Proof. Channels induce further compression or preserve existing equivalence classes. Admissibility forbids refinement. ∎
Standard data-processing inequalities follow immediately.
7. Classical and Quantum Information Without Amplitudes
A key result of this framework is that the classical/quantum distinction does not require probability amplitudes.
Definition 7.1 (Refinement Structure)
A refinement is commutative if the order of admissible distinctions does not matter, and non-commutative otherwise.
Theorem 7.2 (Structural Origin of the Classical/Quantum Distinction)
Classical information corresponds to commutative refinement of distinguishability. Quantum information corresponds to non-commutative refinement.
Proof (Structural).
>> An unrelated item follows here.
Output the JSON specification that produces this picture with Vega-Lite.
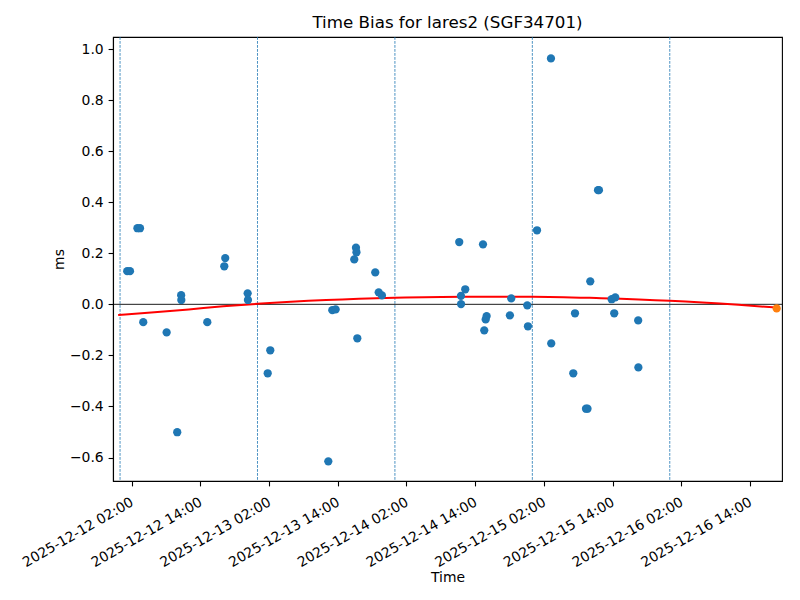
{
  "$schema": "https://vega.github.io/schema/vega-lite/v6.json",
  "width": 669,
  "height": 444,
  "autosize": {"type": "none"},
  "padding": {"left": 113, "top": 37, "right": 18, "bottom": 119},
  "background": "white",
  "title": {
    "text": "Time Bias for lares2 (SGF34701)",
    "font": "DejaVu Sans",
    "fontSize": 16.7,
    "fontWeight": "normal",
    "color": "black",
    "anchor": "middle",
    "offset": 5
  },
  "config": {
    "view": {"stroke": "black", "strokeWidth": 1.1},
    "axis": {
      "labelFont": "DejaVu Sans",
      "labelFontSize": 13.9,
      "labelColor": "black",
      "titleFont": "DejaVu Sans",
      "titleFontSize": 13.9,
      "titleFontWeight": "normal",
      "titleColor": "black",
      "domainColor": "black",
      "domainWidth": 1.1,
      "tickColor": "black",
      "tickWidth": 1.1,
      "tickSize": 4.9,
      "grid": false
    }
  },
  "datasets": {
    "obs": [
      {"t": "2025-12-12T01:15:00", "v": 0.130},
      {"t": "2025-12-12T01:44:00", "v": 0.130},
      {"t": "2025-12-12T03:02:00", "v": 0.298},
      {"t": "2025-12-12T03:29:00", "v": 0.298},
      {"t": "2025-12-12T04:03:00", "v": -0.070},
      {"t": "2025-12-12T08:08:00", "v": -0.110},
      {"t": "2025-12-12T09:59:00", "v": -0.501},
      {"t": "2025-12-12T10:40:00", "v": 0.036},
      {"t": "2025-12-12T10:42:00", "v": 0.017},
      {"t": "2025-12-12T15:14:00", "v": -0.070},
      {"t": "2025-12-12T18:12:00", "v": 0.149},
      {"t": "2025-12-12T18:22:00", "v": 0.181},
      {"t": "2025-12-12T22:17:00", "v": 0.043},
      {"t": "2025-12-12T22:20:00", "v": 0.017},
      {"t": "2025-12-13T01:47:00", "v": -0.270},
      {"t": "2025-12-13T02:14:00", "v": -0.180},
      {"t": "2025-12-13T12:22:00", "v": -0.615},
      {"t": "2025-12-13T13:04:00", "v": -0.023},
      {"t": "2025-12-13T13:39:00", "v": -0.020},
      {"t": "2025-12-13T16:54:00", "v": 0.176},
      {"t": "2025-12-13T17:12:00", "v": 0.222},
      {"t": "2025-12-13T17:17:00", "v": 0.204},
      {"t": "2025-12-13T17:26:00", "v": -0.133},
      {"t": "2025-12-13T20:34:00", "v": 0.125},
      {"t": "2025-12-13T21:10:00", "v": 0.047},
      {"t": "2025-12-13T21:44:00", "v": 0.035},
      {"t": "2025-12-14T11:14:00", "v": 0.244},
      {"t": "2025-12-14T11:32:00", "v": 0.033},
      {"t": "2025-12-14T11:33:00", "v": 0.001},
      {"t": "2025-12-14T12:17:00", "v": 0.059},
      {"t": "2025-12-14T15:23:00", "v": 0.235},
      {"t": "2025-12-14T15:36:00", "v": -0.102},
      {"t": "2025-12-14T15:51:00", "v": -0.059},
      {"t": "2025-12-14T16:01:00", "v": -0.046},
      {"t": "2025-12-14T20:05:00", "v": -0.043},
      {"t": "2025-12-14T20:19:00", "v": 0.023},
      {"t": "2025-12-14T23:07:00", "v": -0.004},
      {"t": "2025-12-14T23:14:00", "v": -0.086},
      {"t": "2025-12-15T00:49:00", "v": 0.290},
      {"t": "2025-12-15T03:15:00", "v": 0.963},
      {"t": "2025-12-15T03:18:00", "v": -0.153},
      {"t": "2025-12-15T07:09:00", "v": -0.270},
      {"t": "2025-12-15T07:27:00", "v": -0.035},
      {"t": "2025-12-15T09:22:00", "v": -0.409},
      {"t": "2025-12-15T09:38:00", "v": -0.409},
      {"t": "2025-12-15T10:07:00", "v": 0.090},
      {"t": "2025-12-15T11:28:00", "v": 0.447},
      {"t": "2025-12-15T11:38:00", "v": 0.447},
      {"t": "2025-12-15T13:51:00", "v": 0.020},
      {"t": "2025-12-15T14:18:00", "v": -0.035},
      {"t": "2025-12-15T14:29:00", "v": 0.027},
      {"t": "2025-12-15T18:29:00", "v": -0.063},
      {"t": "2025-12-15T18:31:00", "v": -0.247}
    ],
    "fit": [
      {"t": "2025-12-11T23:40:00", "v": -0.042},
      {"t": "2025-12-12T06:00:00", "v": -0.031},
      {"t": "2025-12-12T12:00:00", "v": -0.020},
      {"t": "2025-12-12T18:00:00", "v": -0.008},
      {"t": "2025-12-13T00:00:00", "v": 0.002},
      {"t": "2025-12-13T12:00:00", "v": 0.017},
      {"t": "2025-12-14T00:00:00", "v": 0.026},
      {"t": "2025-12-14T12:00:00", "v": 0.030},
      {"t": "2025-12-15T00:00:00", "v": 0.030},
      {"t": "2025-12-15T12:00:00", "v": 0.024},
      {"t": "2025-12-16T00:00:00", "v": 0.014},
      {"t": "2025-12-16T12:00:00", "v": -0.002},
      {"t": "2025-12-16T18:40:00", "v": -0.013}
    ],
    "pred": [
      {"t": "2025-12-16T18:40:00", "v": -0.016}
    ],
    "midnights": [
      {"t": "2025-12-12T00:00:00"},
      {"t": "2025-12-13T00:00:00"},
      {"t": "2025-12-14T00:00:00"},
      {"t": "2025-12-15T00:00:00"},
      {"t": "2025-12-16T00:00:00"}
    ],
    "zero": [
      {"v": 0}
    ]
  },
  "layer": [
    {
      "data": {"name": "midnights"},
      "mark": {"type": "rule", "color": "#1f77b4", "strokeWidth": 0.8, "strokeDash": [2.8, 1.2], "opacity": 1},
      "encoding": {
        "x": {
          "field": "t", "type": "temporal", "title": "Time",
          "scale": {"domain": [{"year": 2025, "month": 12, "date": 11, "hours": 22, "minutes": 46}, {"year": 2025, "month": 12, "date": 16, "hours": 19, "minutes": 36}]}
        }
      }
    },
    {
      "data": {"name": "zero"},
      "mark": {"type": "rule", "color": "black", "strokeWidth": 0.9},
      "encoding": {
        "y": {
          "field": "v", "type": "quantitative", "title": "ms",
          "scale": {"domain": [-0.692, 1.047], "nice": false, "zero": false}
        }
      }
    },
    {
      "data": {"name": "fit"},
      "mark": {"type": "line", "color": "red", "strokeWidth": 2, "interpolate": "monotone"},
      "encoding": {
        "x": {
          "field": "t", "type": "temporal", "title": "Time",
          "scale": {"domain": [{"year": 2025, "month": 12, "date": 11, "hours": 22, "minutes": 46}, {"year": 2025, "month": 12, "date": 16, "hours": 19, "minutes": 36}]}
        },
        "y": {
          "field": "v", "type": "quantitative", "title": "ms",
          "scale": {"domain": [-0.692, 1.047], "nice": false, "zero": false}
        }
      }
    },
    {
      "data": {"name": "obs"},
      "mark": {"type": "circle", "color": "#1f77b4", "opacity": 1, "size": 68},
      "encoding": {
        "x": {
          "field": "t", "type": "temporal", "title": "Time",
          "scale": {"domain": [{"year": 2025, "month": 12, "date": 11, "hours": 22, "minutes": 46}, {"year": 2025, "month": 12, "date": 16, "hours": 19, "minutes": 36}]},
          "axis": {
            "values": [
              {"year": 2025, "month": 12, "date": 12, "hours": 2},
              {"year": 2025, "month": 12, "date": 12, "hours": 14},
              {"year": 2025, "month": 12, "date": 13, "hours": 2},
              {"year": 2025, "month": 12, "date": 13, "hours": 14},
              {"year": 2025, "month": 12, "date": 14, "hours": 2},
              {"year": 2025, "month": 12, "date": 14, "hours": 14},
              {"year": 2025, "month": 12, "date": 15, "hours": 2},
              {"year": 2025, "month": 12, "date": 15, "hours": 14},
              {"year": 2025, "month": 12, "date": 16, "hours": 2},
              {"year": 2025, "month": 12, "date": 16, "hours": 14}
            ],
            "format": "%Y-%m-%d %H:%M",
            "labelAngle": -30,
            "labelAlign": "right",
            "labelBaseline": "top",
            "labelPadding": 9,
            "labelOffset": -3,
            "labelOverlap": false,
            "labelFlush": false,
            "titleX": 334.5,
            "titleY": 100.5,
            "titleBaseline": "alphabetic",
            "titleAlign": "center"
          }
        },
        "y": {
          "field": "v", "type": "quantitative", "title": "ms",
          "scale": {"domain": [-0.692, 1.047], "nice": false, "zero": false},
          "axis": {
            "values": [-0.6, -0.4, -0.2, 0.0, 0.2, 0.4, 0.6, 0.8, 1.0],
            "format": ".1f",
            "labelPadding": 4.9,
            "labelOverlap": false,
            "labelFlush": false,
            "titleX": -50,
            "titleY": 222,
            "titleBaseline": "alphabetic",
            "titleAlign": "center"
          }
        }
      }
    },
    {
      "data": {"name": "pred"},
      "mark": {"type": "circle", "color": "#ff7f0e", "opacity": 1, "size": 68},
      "encoding": {
        "x": {
          "field": "t", "type": "temporal", "title": "Time",
          "scale": {"domain": [{"year": 2025, "month": 12, "date": 11, "hours": 22, "minutes": 46}, {"year": 2025, "month": 12, "date": 16, "hours": 19, "minutes": 36}]}
        },
        "y": {
          "field": "v", "type": "quantitative", "title": "ms",
          "scale": {"domain": [-0.692, 1.047], "nice": false, "zero": false}
        }
      }
    }
  ]
}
Non-commutative refinement obstructs simultaneous maximal distinguishability, yielding interference-like effects at the level of compression, without invoking amplitudes. ∎
Quantum information phenomena thus arise before representation, not because of it.
8. Relation to Probability
Probability plays no role in the derivation of information or entropy.
When probability appears at all, it does so only as:
a derived frequency associated with compression classes,
contingent on additional structural conditions.
Information does not presuppose probability; rather, probability presupposes compression, which already carries information-theoretic structure.
9. Scope and Limits
This paper:
derives entropy without probability,
derives channels without stochastic maps,
distinguishes classical and quantum information without amplitudes.
It does not:
derive probability measures,
introduce universality claims,
or introduce representational structures.
Those questions are addressed elsewhere.
10. Conclusion
Information theory does not require probability at its foundation. When stability under admissible extension is taken seriously, structural compression is unavoidable, and with it come information loss, entropy, and channel structure. Probability enters only later, as a derived summary of compressed structure. This repositioning clarifies the conceptual status of information and prepares the ground for subsequent analyses of universality and representation.